Concerto teve regência do maestro titular Rodrigo Toffolo e solos do clarinetista Ovanir Buosi
Foi um prazer assistir ao concerto da Academia Jovem da Orquestra Ouro Preto, no domingo dia 11 de agosto, na Sala São Paulo, na série dos Concertos Matinais. Sob direção do maestro Rodrigo Toffolo, os cerca de 30 instrumentistas bolsistas tocaram com competência e disposição. A orquestra soou bem, caprichando nos timbres e nas articulações, realçando os diálogos contrapontísticos, sempre com atenção, precisão rítmica e musicalidade. E os bonitos solos do spalla e das primeiras estantes também deram mostra da qualidade dos jovens instrumentistas, todos eles com idade entre 18 e 28 anos.
No concerto, o grupo lançou o seu primeiro CD e o repertório apresentado foi exatamente o gravado: de Gustav Holst, a Suíte Saint Paul op. 29 nº 2; de Bartók, as Danças populares romenas; os Três momentos para cordas e percussão de Nelson Ayres; e, de Alexandre Travassos, a Fantasia para clarinete e orquestra (o CD já pode ser ouvido no spotify – clique aqui para acessar).
As obras dos brasileiros Nelson Ayres (1947) e Alexandre Travassos (1970) são encomendas escritas especialmente para a Academia Jovem da OOP. Ayres é conhecido e admirado como um dos principais nomes do que se convencionou chamar de música instrumental brasileira, com trabalhos antológicos. Com seus Três momentos para cordas e percussão, Ayres mostra também grande domínio do “erudito” criando música pura e sensível, de grande inventividade. São movimentos bem construídos, que exploram com brilhantismo a essência da linguagem musical.
Já a obra de Travassos, igualmente cativante, tem uma proposta mais programática. Ela é baseada no cordel “A morte do bode Tião”, que conta causos que aconteceram em João Pessoa – o subtítulo do cordel é “o dia em que o Bode Tião explodiu: porque bicho ruim não morre, espalha!”. Escrito por Jefte Amorim sobre argumento de Mateus Freire, a história fala justamente do bode “que chamavam de Tião / Era já um bode velho / Tinha aquele barbichão / Pense num bicho fedido / E ranzinza feito o cão!”...
Travassos compôs uma inspirada fantasia para clarinete, que teve como solista o excelente Ovanir Buosi, primeiro clarinete da Osesp. A música narra as aventuras do bode danado e malquisto, que se empanturra de farinha e finalmente explode, em uma escrita expressiva e com ritmos nordestinos.

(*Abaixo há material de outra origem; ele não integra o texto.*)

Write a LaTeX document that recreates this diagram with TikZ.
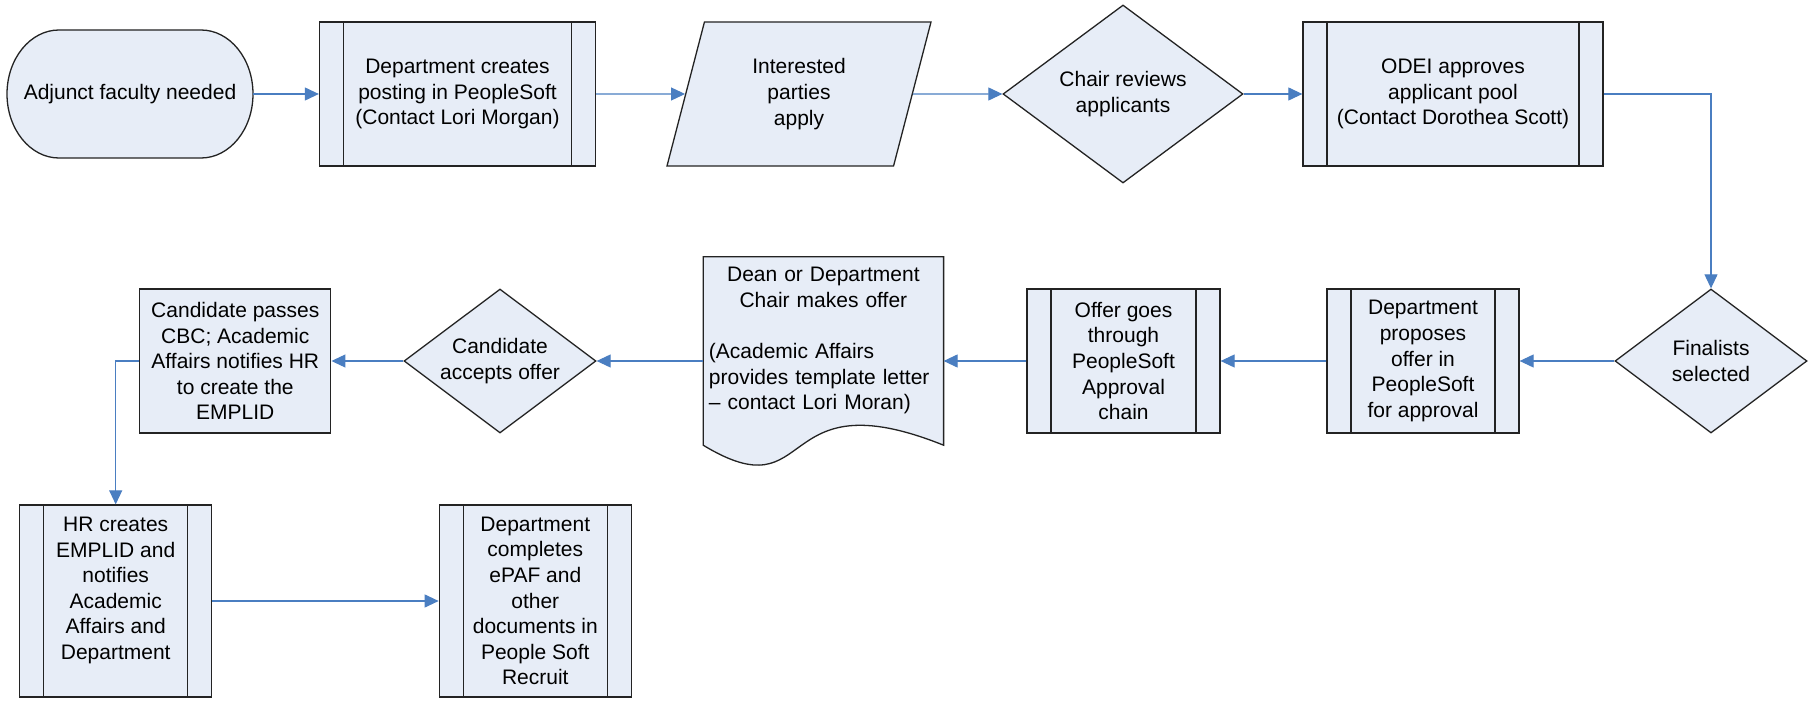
\documentclass[tikz,border=0pt]{standalone}
\usepackage{fontspec}
\setmainfont{Liberation Sans}
\usetikzlibrary{shapes.geometric,arrows.meta,calc}
\definecolor{boxfill}{RGB}{231,237,247}
\definecolor{connblue}{RGB}{74,126,193}
\definecolor{edgecol}{RGB}{35,35,35}
\newcommand\diagfont{\fontsize{21}{25.6}\selectfont}
\begin{document}
\begin{tikzpicture}[x=1pt,y=-1pt,
  shapeline/.style={draw=edgecol, line width=1.3pt, fill=boxfill},
  shapebase/.style={shapeline, font=\diagfont, align=center, inner sep=2pt, text=black},
  procbox/.style={shapebase, rectangle, minimum width=#1, minimum height=144,
     path picture={\draw[edgecol, line width=1.3pt]
        ([xshift=24pt]path picture bounding box.north west) -- ([xshift=24pt]path picture bounding box.south west)
        ([xshift=-24pt]path picture bounding box.north east) -- ([xshift=-24pt]path picture bounding box.south east);}},
  termtext/.style={font=\diagfont, align=center, inner sep=0pt, rectangle, minimum width=246, minimum height=128},
  iobox/.style={shapebase, trapezium, trapezium left angle=63.4, trapezium right angle=116.6,
     trapezium stretches body, minimum width=264, minimum height=144},
  decision/.style={shapebase, diamond, aspect=1.33, inner sep=1pt},
  conn/.style={draw=connblue, line width=1.1pt, -{Triangle[length=14pt,width=13pt]}}
]
\fill[white] (0,0) rectangle (1818,703);
\useasboundingbox (0,0) rectangle (1818,703);

% row 1
\coordinate (termc) at (130,94);
\draw[shapeline] ([xshift=-71pt,yshift=64pt]termc) -- ([xshift=71pt,yshift=64pt]termc)
   arc[start angle=90, end angle=-90, x radius=52pt, y radius=64pt]
   -- ([xshift=-71pt,yshift=-64pt]termc)
   arc[start angle=270, end angle=90, x radius=52pt, y radius=64pt] -- cycle;
\node[termtext] (term) at (termc) {Adjunct faculty needed};
\node[procbox=276] (post) at (457.5,94) {Department creates\\posting in PeopleSoft\\(Contact Lori Morgan)};
\node[iobox] (apply) at (799,94) {Interested\\parties\\apply};
\node[decision, minimum width=240, minimum height=178, aspect=1.35] (chair) at (1123,94) {Chair reviews\\applicants};
\node[procbox=300] (odei) at (1453,94) {ODEI approves\\applicant pool\\(Contact Dorothea Scott)};

% row 2
\node[decision, minimum width=192, minimum height=144] (final) at (1711,361) {Finalists\\selected};
\node[procbox=192] (propose) at (1423,361) {Department\\proposes\\offer in\\PeopleSoft\\for approval};
\node[procbox=193] (chain) at (1123.5,361) {Offer goes\\through\\PeopleSoft\\Approval\\chain};
\node[minimum width=240, minimum height=188, inner sep=0pt] (doc) at (823.4,351) {};
\draw[shapeline] (doc.north west) -- (doc.north east) -- (doc.south east)
   .. controls ([xshift=-172pt,yshift=69pt]doc.south east) and ([xshift=114pt,yshift=-69pt]doc.south west) .. (doc.south west) -- cycle;
\node[font=\diagfont, text width=229pt, inner sep=0pt] (doctext) at (823.4,340.7)
   {\centering Dean or Department\\Chair makes offer\par\mbox{}\par\raggedright (Academic Affairs\\provides template letter\\-- contact Lori Moran)\par};
\node[decision, minimum width=192, minimum height=144] (accept) at (500,361) {Candidate\\accepts offer};
\node[shapebase, rectangle, minimum width=191, minimum height=144] (cbc) at (235.3,361) {Candidate passes\\CBC; Academic\\Affairs notifies HR\\to create the\\EMPLID};

% row 3
\node[procbox=192, minimum height=192] (hr) at (115.7,601) {HR creates\\EMPLID and\\notifies\\Academic\\Affairs and\\Department\\\mbox{}};
\node[procbox=192, minimum height=192] (paf) at (535.3,601) {Department\\completes\\ePAF and\\other\\documents in\\People Soft\\Recruit};

% connectors
\draw[conn] (term.east) -- (post.west);
\draw[conn] (post.east) -- (apply);
\draw[conn] (apply) -- (chair.west);
\draw[conn] (chair.east) -- (odei.west);
\draw[conn] (odei.east) -| (final.north);
\draw[conn] (final.west) -- (propose.east);
\draw[conn] (propose.west) -- (chain.east);
\draw[conn] (chain.west) -- (chain.west -| doc.east);
\draw[conn] (chain.west -| doc.west) -- (accept.east);
\draw[conn] (accept.west) -- (cbc.east);
\draw[conn] (cbc.west) -| (hr.north);
\draw[conn] (hr.east) -- (paf.west);
\end{tikzpicture}
\end{document}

Sem medo de mesclar a rica tradição popular brasileira com o universo clássico, o álbum da Academia Jovem é mais uma valiosa contribuição cultural do excelente trabalho desenvolvido pela Orquestra Ouro Preto. Pois ali, clássico e popular andam de mão juntas, sempre sob o guarda-chuva da qualidade.
Senão, vejamos alguns exemplos do amplo e rico leque artístico desenvolvido pelos projetos da Orquestra Ouro Preto: o ótimo CD Haydn Mozart com a participação de solistas do calibre dos pianistas Cristian Budu e Gustavo Carvalho; a ópera encomendada a Tim Rescala baseada no Auto da compadecida de Ariano Suassuna, que foi apresentada em diversas cidades do Brasil (leia mais aqui); suas séries com arranjos sinfônicos com música de Alceu Valença (leia mais aqui); ou ainda a ópera O grande governador da Ilha dos Lagartos, de António José da Silva, o “judeu”, que montaram em 2019 no mais antigo teatro em operação da América do Sul, a Casa da Ópera de Ouro Preto (leia mais aqui). Aliás, a ópera foi o primeiro projeto da Academia Jovem da Orquestra Ouro Preto, que neste ano está completando 5 anos de atividades.
A Orquestra Ouro Preto, que foi fundada no ano 2000 e que desde 2007 tem direção artística de Rodrigo Toffolo, é um projeto mantido pelo Instituto Ouro Preto, uma entidade de direito privado sem fins lucrativos. Eu acho uma beleza ver um projeto independente desenvolvendo com sucesso um trabalho criativo e diversificado como esse, que certamente enriquece o ecossistema clássico brasileiro e contribui de forma determinante para a democratização da atividade musical de qualidade no Brasil!
P.S.: No fim de agosto, a Orquestra Ouro Preto faz dois concertos no Theatro Municipal do Rio de Janeiro: dia 28, apresenta um espetáculo ao lado do multiartista Antonio Nóbrega; e no dia 29, a OOP fará o concerto “The Beatles”, sucesso de seu repertório.